** Start of Collected material **

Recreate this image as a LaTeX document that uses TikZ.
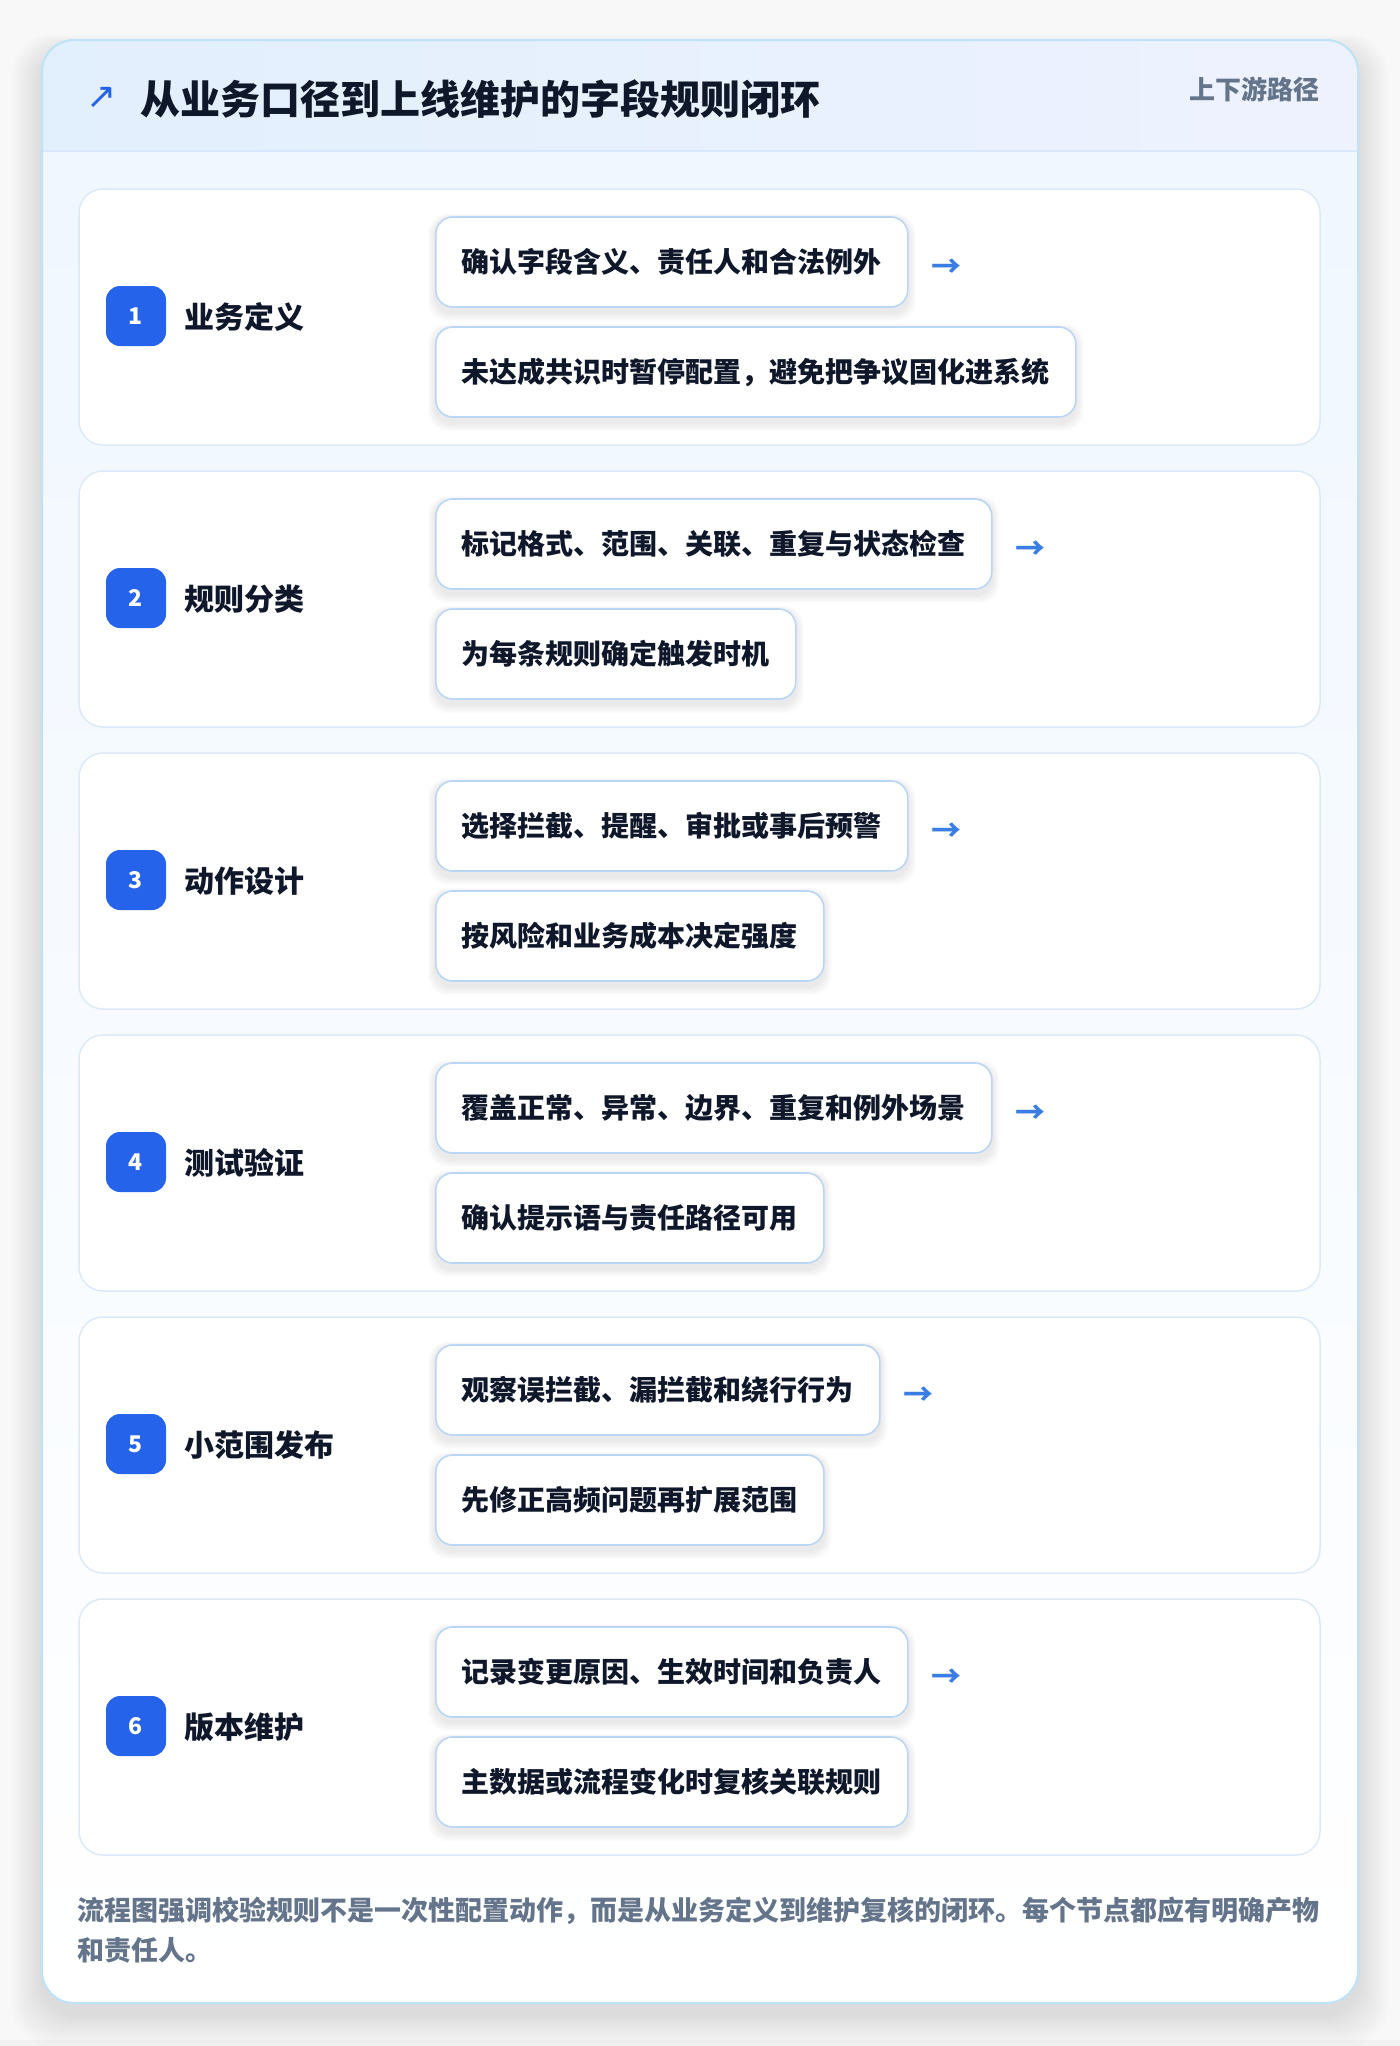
\documentclass[tikz,border=0pt]{standalone}
\usepackage{fontspec}
\setmainfont{Noto Sans CJK SC}
\newfontfamily\symfont{DejaVu Sans}
\definecolor{pagebg}{HTML}{F8F8F9}
\definecolor{cardborder}{HTML}{BEE3F8}
\definecolor{hdrL}{HTML}{E2EFFD}
\definecolor{hdrR}{HTML}{EEF2FE}
\definecolor{bodytop}{HTML}{F0F7FF}
\definecolor{sepline}{HTML}{D8E8FA}
\definecolor{stepborder}{HTML}{DCE9F9}
\definecolor{subborder}{HTML}{BBD5F5}
\definecolor{badgeblue}{HTML}{2563EB}
\definecolor{arrowblue}{HTML}{3B7DE3}
\definecolor{darktext}{HTML}{0F172A}
\definecolor{graytext}{HTML}{64748B}
\pgfdeclarelayer{bottom}
\pgfdeclarelayer{mid}
\pgfsetlayers{bottom,mid,main}
\tikzset{
  stepbox/.style={draw=stepborder, fill=white, line width=1.5pt, rounded corners=24pt},
  badge/.style={fill=badgeblue, rounded corners=14pt, minimum width=60pt, minimum height=60pt, inner sep=0pt,
    text=white, font=\fontsize{23}{26}\selectfont\bfseries},
  steplabel/.style={anchor=west, inner sep=0pt, text=darktext, font=\fontsize{30}{36}\selectfont\bfseries},
  subbox/.style={draw=subborder, fill=white, line width=1.6pt, rounded corners=17pt, anchor=west,
    minimum height=90pt, inner xsep=26pt, inner ysep=0pt, text=darktext,
    font=\fontsize{28}{34}\selectfont\bfseries},
  flowarrow/.style={anchor=west, inner sep=0pt, text=arrowblue, font=\fontsize{30}{34}\selectfont\bfseries},
  softshadow/.style={fill=black, opacity=0.011, rounded corners=19pt},
}
\begin{document}
\begin{tikzpicture}[x=1pt,y=-1pt]
\useasboundingbox (0,0) rectangle (1400,2046);
\begin{pgfonlayer}{bottom}
\fill[pagebg] (0,0) rectangle (1400,2046);
\fill[black!5] (0,2040) rectangle (1400,2046);
% card shadow
\foreach \k [evaluate=\k as \d using 2.2*\k] in {1,...,14} {
  \fill[black, opacity=0.0065, rounded corners=40pt] (42-\d,50-0.5*\d) rectangle (1358+\d,2015+\d);
}
% card body
\begin{scope}
  \clip[rounded corners=32pt] (42,40) rectangle (1358,2003);
  \fill[white] (42,40) rectangle (1358,2003);
  \fill[top color=bodytop, bottom color=white] (42,151) rectangle (1358,2003);
  \fill[left color=hdrL, right color=hdrR] (42,40) rectangle (1358,151);
  \draw[sepline, line width=2pt] (42,151) -- (1358,151);
\end{scope}
\draw[cardborder, line width=2pt, rounded corners=32pt] (42,40) rectangle (1358,2003);
\end{pgfonlayer}
% header
\node[anchor=center, inner sep=0pt, text=badgeblue, font=\symfont\fontsize{36}{40}\selectfont] (icon) at (102,98) {↗};
\node[anchor=west, inner sep=0pt, text=darktext, font=\fontsize{40}{46}\selectfont\bfseries] (title) at (140,99) {从业务口径到上线维护的字段规则闭环};
\node[anchor=east, inner sep=0pt, text=graytext, font=\fontsize{26}{30}\selectfont\bfseries] (subtitle) at (1320,89) {上下游路径};
% steps
\foreach \i/\lab/\ta/\tb in {
  1/业务定义/确认字段含义、责任人和合法例外/未达成共识时暂停配置，避免把争议固化进系统,
  2/规则分类/标记格式、范围、关联、重复与状态检查/为每条规则确定触发时机,
  3/动作设计/选择拦截、提醒、审批或事后预警/按风险和业务成本决定强度,
  4/测试验证/覆盖正常、异常、边界、重复和例外场景/确认提示语与责任路径可用,
  5/小范围发布/观察误拦截、漏拦截和绕行行为/先修正高频问题再扩展范围,
  6/版本维护/记录变更原因、生效时间和负责人/主数据或流程变化时复核关联规则}{
  \pgfmathsetmacro\tp{189+282*(\i-1)}
  \begin{pgfonlayer}{bottom}
    \draw[stepbox] (79,\tp) rectangle (1320,\tp+256);
  \end{pgfonlayer}
  \node[badge] (b\i) at (136,\tp+127) {\i};
  \node[steplabel] (l\i) at (184,\tp+128) {\lab};
  \node[subbox] (a\i) at (435,\tp+73) {\ta};
  \node[subbox] (c\i) at (435,\tp+183) {\tb};
  \begin{pgfonlayer}{mid}
    \foreach \n in {a\i,c\i} {
      \foreach \k in {1,...,7} {
        \fill[softshadow] ([xshift=-\k pt, yshift={-2pt+0.6*\k pt}]\n.north west)
          rectangle ([xshift=\k pt, yshift={-5pt-1.2*\k pt}]\n.south east);
      }
    }
  \end{pgfonlayer}
  \node[flowarrow] (r\i) at ([xshift=23pt,yshift=-6pt]a\i.east) {→};
}
% footer
\node[anchor=west, inner sep=0pt, text=graytext, align=left,
  font=\fontsize{27}{40}\selectfont\bfseries] (note) at (77,1930)
  {流程图强调校验规则不是一次性配置动作，而是从业务定义到维护复核的闭环。每个节点都应有明确产物\\和责任人。};
\end{tikzpicture}
\end{document}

** End of Collected material **

_Written task_
Make an exact copy of the whole listing, but don't bring over any pictures.

_Full answer_
Recreate this image as a LaTeX document that uses TikZ.
\documentclass[tikz,border=0pt]{standalone}
\usepackage{fontspec}
\setmainfont{Noto Sans CJK SC}
\newfontfamily\symfont{DejaVu Sans}
\definecolor{pagebg}{HTML}{F8F8F9}
\definecolor{cardborder}{HTML}{BEE3F8}
\definecolor{hdrL}{HTML}{E2EFFD}
\definecolor{hdrR}{HTML}{EEF2FE}
\definecolor{bodytop}{HTML}{F0F7FF}
\definecolor{sepline}{HTML}{D8E8FA}
\definecolor{stepborder}{HTML}{DCE9F9}
\definecolor{subborder}{HTML}{BBD5F5}
\definecolor{badgeblue}{HTML}{2563EB}
\definecolor{arrowblue}{HTML}{3B7DE3}
\definecolor{darktext}{HTML}{0F172A}
\definecolor{graytext}{HTML}{64748B}
\pgfdeclarelayer{bottom}
\pgfdeclarelayer{mid}
\pgfsetlayers{bottom,mid,main}
\tikzset{
  stepbox/.style={draw=stepborder, fill=white, line width=1.5pt, rounded corners=24pt},
  badge/.style={fill=badgeblue, rounded corners=14pt, minimum width=60pt, minimum height=60pt, inner sep=0pt,
    text=white, font=\fontsize{23}{26}\selectfont\bfseries},
  steplabel/.style={anchor=west, inner sep=0pt, text=darktext, font=\fontsize{30}{36}\selectfont\bfseries},
  subbox/.style={draw=subborder, fill=white, line width=1.6pt, rounded corners=17pt, anchor=west,
    minimum height=90pt, inner xsep=26pt, inner ysep=0pt, text=darktext,
    font=\fontsize{28}{34}\selectfont\bfseries},
  flowarrow/.style={anchor=west, inner sep=0pt, text=arrowblue, font=\fontsize{30}{34}\selectfont\bfseries},
  softshadow/.style={fill=black, opacity=0.011, rounded corners=19pt},
}
\begin{document}
\begin{tikzpicture}[x=1pt,y=-1pt]
\useasboundingbox (0,0) rectangle (1400,2046);
\begin{pgfonlayer}{bottom}
\fill[pagebg] (0,0) rectangle (1400,2046);
\fill[black!5] (0,2040) rectangle (1400,2046);
% card shadow
\foreach \k [evaluate=\k as \d using 2.2*\k] in {1,...,14} {
  \fill[black, opacity=0.0065, rounded corners=40pt] (42-\d,50-0.5*\d) rectangle (1358+\d,2015+\d);
}
% card body
\begin{scope}
  \clip[rounded corners=32pt] (42,40) rectangle (1358,2003);
  \fill[white] (42,40) rectangle (1358,2003);
  \fill[top color=bodytop, bottom color=white] (42,151) rectangle (1358,2003);
  \fill[left color=hdrL, right color=hdrR] (42,40) rectangle (1358,151);
  \draw[sepline, line width=2pt] (42,151) -- (1358,151);
\end{scope}
\draw[cardborder, line width=2pt, rounded corners=32pt] (42,40) rectangle (1358,2003);
\end{pgfonlayer}
% header
\node[anchor=center, inner sep=0pt, text=badgeblue, font=\symfont\fontsize{36}{40}\selectfont] (icon) at (102,98) {↗};
\node[anchor=west, inner sep=0pt, text=darktext, font=\fontsize{40}{46}\selectfont\bfseries] (title) at (140,99) {从业务口径到上线维护的字段规则闭环};
\node[anchor=east, inner sep=0pt, text=graytext, font=\fontsize{26}{30}\selectfont\bfseries] (subtitle) at (1320,89) {上下游路径};
% steps
\foreach \i/\lab/\ta/\tb in {
  1/业务定义/确认字段含义、责任人和合法例外/未达成共识时暂停配置，避免把争议固化进系统,
  2/规则分类/标记格式、范围、关联、重复与状态检查/为每条规则确定触发时机,
  3/动作设计/选择拦截、提醒、审批或事后预警/按风险和业务成本决定强度,
  4/测试验证/覆盖正常、异常、边界、重复和例外场景/确认提示语与责任路径可用,
  5/小范围发布/观察误拦截、漏拦截和绕行行为/先修正高频问题再扩展范围,
  6/版本维护/记录变更原因、生效时间和负责人/主数据或流程变化时复核关联规则}{
  \pgfmathsetmacro\tp{189+282*(\i-1)}
  \begin{pgfonlayer}{bottom}
    \draw[stepbox] (79,\tp) rectangle (1320,\tp+256);
  \end{pgfonlayer}
  \node[badge] (b\i) at (136,\tp+127) {\i};
  \node[steplabel] (l\i) at (184,\tp+128) {\lab};
  \node[subbox] (a\i) at (435,\tp+73) {\ta};
  \node[subbox] (c\i) at (435,\tp+183) {\tb};
  \begin{pgfonlayer}{mid}
    \foreach \n in {a\i,c\i} {
      \foreach \k in {1,...,7} {
        \fill[softshadow] ([xshift=-\k pt, yshift={-2pt+0.6*\k pt}]\n.north west)
          rectangle ([xshift=\k pt, yshift={-5pt-1.2*\k pt}]\n.south east);
      }
    }
  \end{pgfonlayer}
  \node[flowarrow] (r\i) at ([xshift=23pt,yshift=-6pt]a\i.east) {→};
}
% footer
\node[anchor=west, inner sep=0pt, text=graytext, align=left,
  font=\fontsize{27}{40}\selectfont\bfseries] (note) at (77,1930)
  {流程图强调校验规则不是一次性配置动作，而是从业务定义到维护复核的闭环。每个节点都应有明确产物\\和责任人。};
\end{tikzpicture}
\end{document}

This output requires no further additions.